TEMPO.CO, Jakarta - Dosen kimia Universitas Sebelas Maret Solo, Fajar Rakhman Wibowo, mengatakan pemerintah seharusnya memastikan kredibilitas pengujian beras plastik lebih dulu sebelum mengumumkan ke masyarakat. “Jangan bicara data yang tidak jelas,” kata Fajar saat dihubungi, Kamis dinihari, 28 Mei 2015.
Kasus beras plastik semakin simpang siur ketika Sucofindo dan Badan Peneliti Obat dan Makanan mengumumkan hasil yang berbeda saat menguji beras yang diduga mengandung plastik. Sejak awal, PT Sucofindo (Persero) menyatakan beras temuan Dewi Septiani, warga Bekasi, dua pekan lalu, mengandung beberapa senyawa kimia. Sedangkan BPOM tidak menemukan kandungan apa pun yang berbahaya bagi manusia.
Berdasarkan akreditasi, Fajar mengatakan, Sucofindo diakui bisa menganalisis beras. Sedangkan, BPOM itu urusannya obat dan makanan, dan lebih banyak meneliti obat. Dalam akreditasinya tidak disebutkan BPOM kredibel untuk analisis polimer. Sedangkan Sucofindo yang dianalisis kompleks. “BPOM saya tidak menemukannya,” kata doktor lulusan University of Innsbruck ini.
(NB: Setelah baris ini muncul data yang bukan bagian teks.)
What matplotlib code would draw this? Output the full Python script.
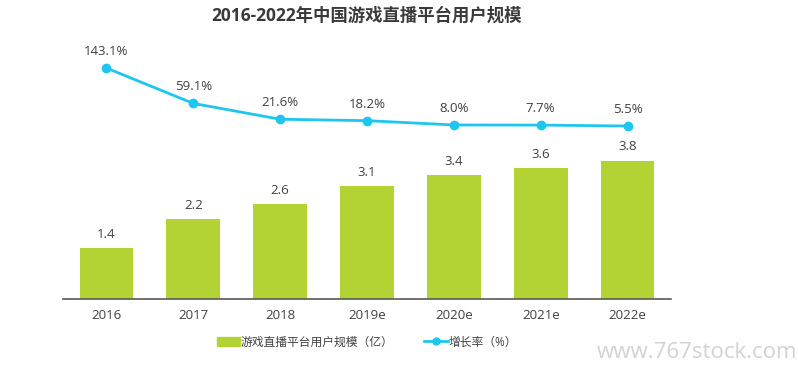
import numpy as np
import matplotlib
matplotlib.use("Agg")
import matplotlib.pyplot as plt
from matplotlib.lines import Line2D
from matplotlib.patches import Patch

plt.rcParams["font.family"] = ["Open Sans", "Noto Sans CJK SC", "DejaVu Sans"]

years = ["2016", "2017", "2018", "2019e", "2020e", "2021e", "2022e"]
users = [1.4, 2.2, 2.6, 3.1, 3.4, 3.6, 3.8]          # 亿
growth = [143.1, 59.1, 21.6, 18.2, 8.0, 7.7, 5.5]    # %

GREEN = "#b3d334"
CYAN = "#1ec6ef"
TXT = "#404040"

W, H = 798, 367
fig = plt.figure(figsize=(W / 100, H / 100), dpi=100)
fig.patch.set_facecolor("white")

# axes placed in pixel coords: x 63..671, y 30..299 (from top)
left, right, top, bottom = 63, 671, 30, 299
ax = fig.add_axes([left / W, 1 - bottom / H, (right - left) / W, (bottom - top) / H])
x = np.arange(len(years))

ax.bar(x, users, width=0.62, color=GREEN, zorder=2)
for xi, v in zip(x, users):
    ax.text(xi, v + 0.2, f"{v:.1f}", ha="center", va="bottom", fontsize=9.5, color=TXT)

ax.set_xlim(-0.5, len(years) - 0.5)
ax.set_ylim(0, (bottom - top) / 36.4)
ax.set_yticks([])
ax.set_xticks(x)
ax.set_xticklabels(years, fontsize=9.5, color=TXT)
ax.tick_params(axis="x", length=0, pad=7)
for s in ["top", "right", "left"]:
    ax.spines[s].set_visible(False)
ax.spines["bottom"].set_color("#595959")
ax.spines["bottom"].set_linewidth(1.2)

ax2 = ax.twinx()
ax2.plot(x, growth, color=CYAN, lw=2, marker="o", ms=6, zorder=3)
for xi, v in zip(x, growth):
    ax2.text(xi, v + 24, f"{v:.1f}%", ha="center", va="bottom", fontsize=9.5, color=TXT)
ax2.set_ylim(-404.9, 233.3)
ax2.set_yticks([])
for s in ax2.spines.values():
    s.set_visible(False)

fig.text(((left + right) / 2) / W, 1 - 16 / H, "2016-2022年中国游戏直播平台用户规模",
         ha="center", va="center", fontsize=12.5, fontweight="bold", color="#3a3a3a")

handles = [Patch(color=GREEN),
           Line2D([0], [0], color=CYAN, lw=2, marker="o", ms=5)]
fig.legend(handles, ["游戏直播平台用户规模（亿）", "增长率（%）"],
           loc="center", bbox_to_anchor=(((left + right) / 2) / W, 1 - 342 / H),
           ncol=2, frameon=False, fontsize=8.5, labelcolor=TXT,
           handlelength=2.0, handleheight=0.7, columnspacing=2.6, handletextpad=0.05)

fig.text(797 / W, 1 - 353 / H, "www.767stock.com", ha="right", va="center",
         fontsize=16, color="#d2d2d2")

fig.savefig("out.png", dpi=100, facecolor="white")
Meski dalam kasus ini Sucofindo lebih kredibel, Fajar mengatakan, bukan jaminan Sucofindo benar. Sebab, kata dia, pernah menemukan beberapa laboratorium yang telah terakreditasi juga ngawur dalam menguji. “Pas mau akreditasi aja ngujinya beneran,” kata Fajar, yang saat ini sedang berada di Gnadenwald, Tirol, Austria, ini.
Fajar mengatakan, akreditasi itu memastikan laboratorium itu melakukan pengujian sesuai kemampuan. Akreditasi itu menyebutkan laboratorium yang bersangkutan kompeten menganalisis parameter tertentu dari material tertentu. “Ndak waton iso nguji (tidak asal bisa menguji).”
Baca Juga:
Menanggapi apakah beras plastik kemungkinan ada? Fajar mengatakan hal itu bukan bukan sesuatu yang tidak mungkin. Dari pengalamannya baru-baru ini, dia mengatakan, terlibat dalam riset mencampur plastik dengan serat daun nanas. “Artinya plastik dengan serat alam memang mungkin campur.”
Sebelumnya, Sucofindo menyatakan sampel beras mengandung tiga senyawa pelentur plastik. Namun lima lembaga pemerintah menyatakan sebaliknya: tidak ada senyawa plastik di dalam beras. Sucofindo, yang bergerak dalam bidang pemeriksaan, pengawasan, pengujian, dan pengkajian produk, bergeming.
Juru bicara Sucofindo, Hotma Muliana Sibuea, Hotma menampik dugaan alat uji pada laboratorium mereka terkontaminasi, seperti disampaikan Kepala Kepolisian RI Jenderal Badrodin Haiti. Ia menyatakan fasilitas laboratorium Sucofindo telah mengantongi sertifikat ISO 17025. Artinya, semua alat dan proses penelitian sudah terstandardisasi dengan cermat. "Kami yakin hasil laboratorium kami akurat," kata dia di kantornya kemarin.
Hotma juga memastikan sampel diuji di laboratorium Sucofindo di Cibitung. Senyawa yang ditemukan lantas dicocokkan dengan arsip laboratorium, dan dipastikan hasilnya adalah tiga senyawa pelentur plastik, yaitu bis (2-ethylhexyl), phthalate (DEHP), benzyl butyl phthalate (BBP), dan diisononyl phthalate (DINP). Ketiganya dikenal sebagai bahan pelentur polivynil chloride yang beracun bagi manusia.
Sedangkan Kepala Badan Pengawasan Obat dan Makanan Roy Sparringa mengatakan pihaknya tidak menemukan kandungan plastik dan logam berat yang biasa terdapat dalam plastik, seperti timbal. Ia menduga Sucofindo tak melakukan baku pembanding berdasarkan kesepadanan substansi hingga titik leleh. “Kami siap menemui Sucofindo untuk mendiskusikan perbedaan hasil ini,” ucapnya.